De organoïden bieden onderzoekers de mogelijkheid om een breed scala aan mogelijke therapieën per individuele patiënt in het laboratorium te testen en deze te koppelen aan genetische kenmerken. Omdat medicijnonderzoek op het organoïde plaatsvindt en niet in het lichaam van de patiënt, is deze testmethode snel, veilig en ondervindt de patiënt geen last van mogelijke bijwerkingen. Bovendien kunnen zo vele medicijnen worden getest.
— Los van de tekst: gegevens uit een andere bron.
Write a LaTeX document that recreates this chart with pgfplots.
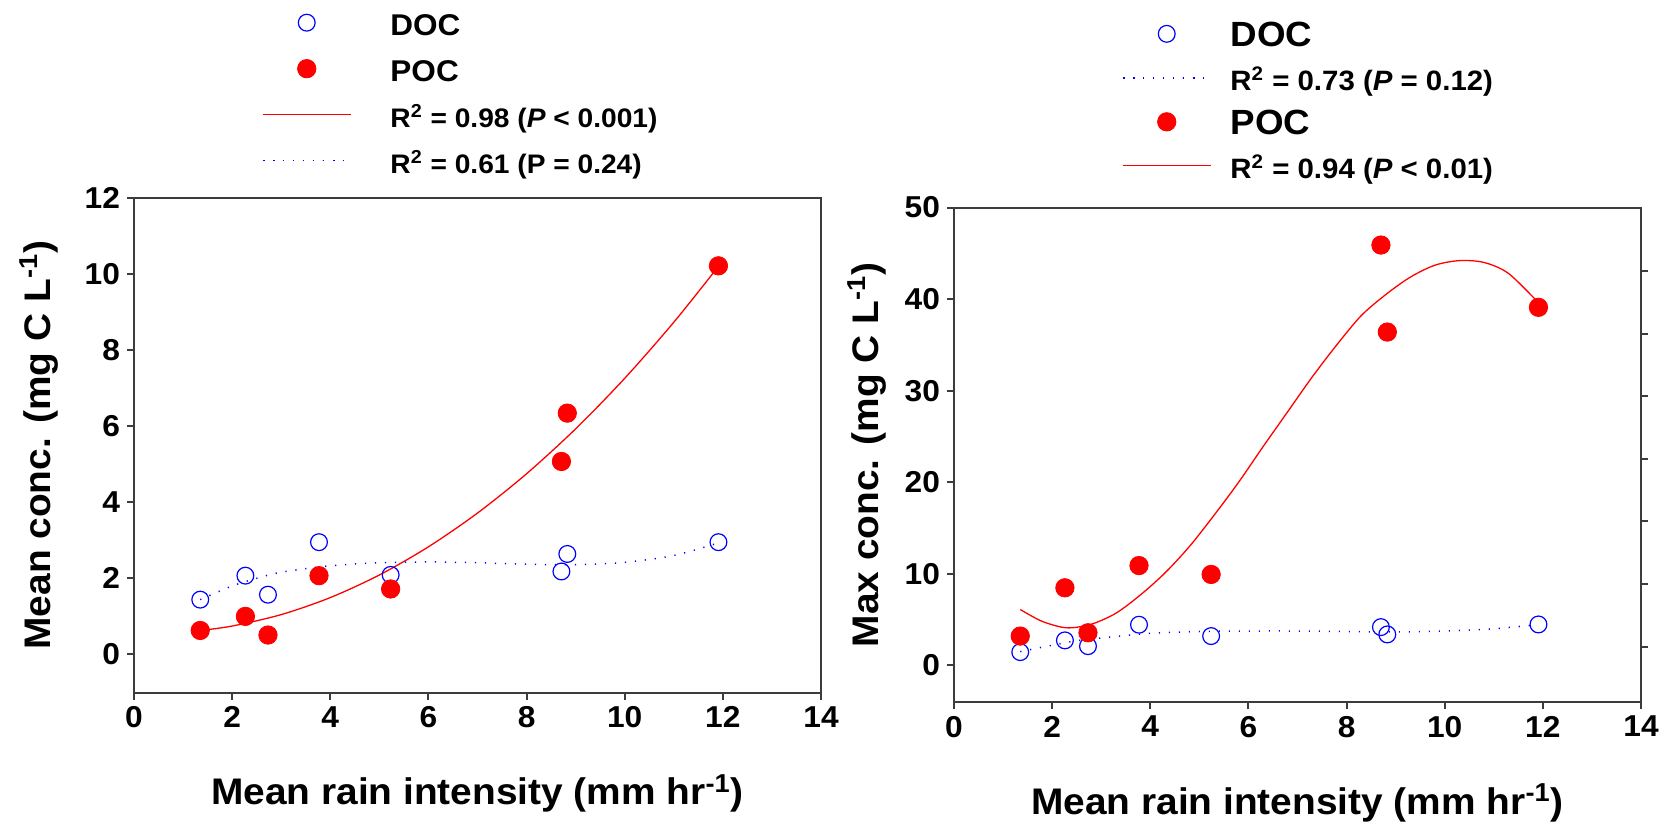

De biobank is een waardevolle strategie in het onderzoek naar gepersonaliseerde geneesmiddelen, maar heeft vanwege de omvang wel wat voeten in de aarde gehad. “Voor de totstandkoming van de biobank moesten we op het gebied van innovatie en uitvoering grote uitdagingen aanpakken”, aldus Norman Sachs, onderzoeker bij het Hubrecht Institute. “Dat is voor het eerst gelukt in ons instituut, omdat we hier een ideale omgeving hebben voor wetenschappelijke vernieuwing. Daarnaast hebben we samengewerkt met veel externe partners.”

Medicijnontwikkeling
In hun publicatie in Cell beschrijven de onderzoekers een verzameling van goed gekarakteriseerde borstkankerorganoïden die beschikbaar zijn voor kankeronderzoek en medicijnontwikkeling. Ook zetten zij een strategie uiteen waarmee ze laten zien dat tumoren in het lichaam van patiënten op eenzelfde manier reageren op medicatie als de organoïden in het laboratorium. Daarnaast voorspelden de onderzoekers op basis van patronen in het DNA van de tumor welk medicijn zou kunnen aanslaan. Op deze medicijnen bleken de organoïden inderdaad te reageren. Joep de Ligt, bio-informaticus en geneticaonderzoeker bij het UMC Utrecht: “Deze studie laat zien dat patronen in het DNA een belangrijke rol kunnen spelen bij het bepalen van de juiste medicatie voor een tumor. Het DNA zal zodoende steeds vaker het startpunt voor behandelingen zijn.”

Dit artikel verscheen op 8 december op de website van het Hubrecht Institute.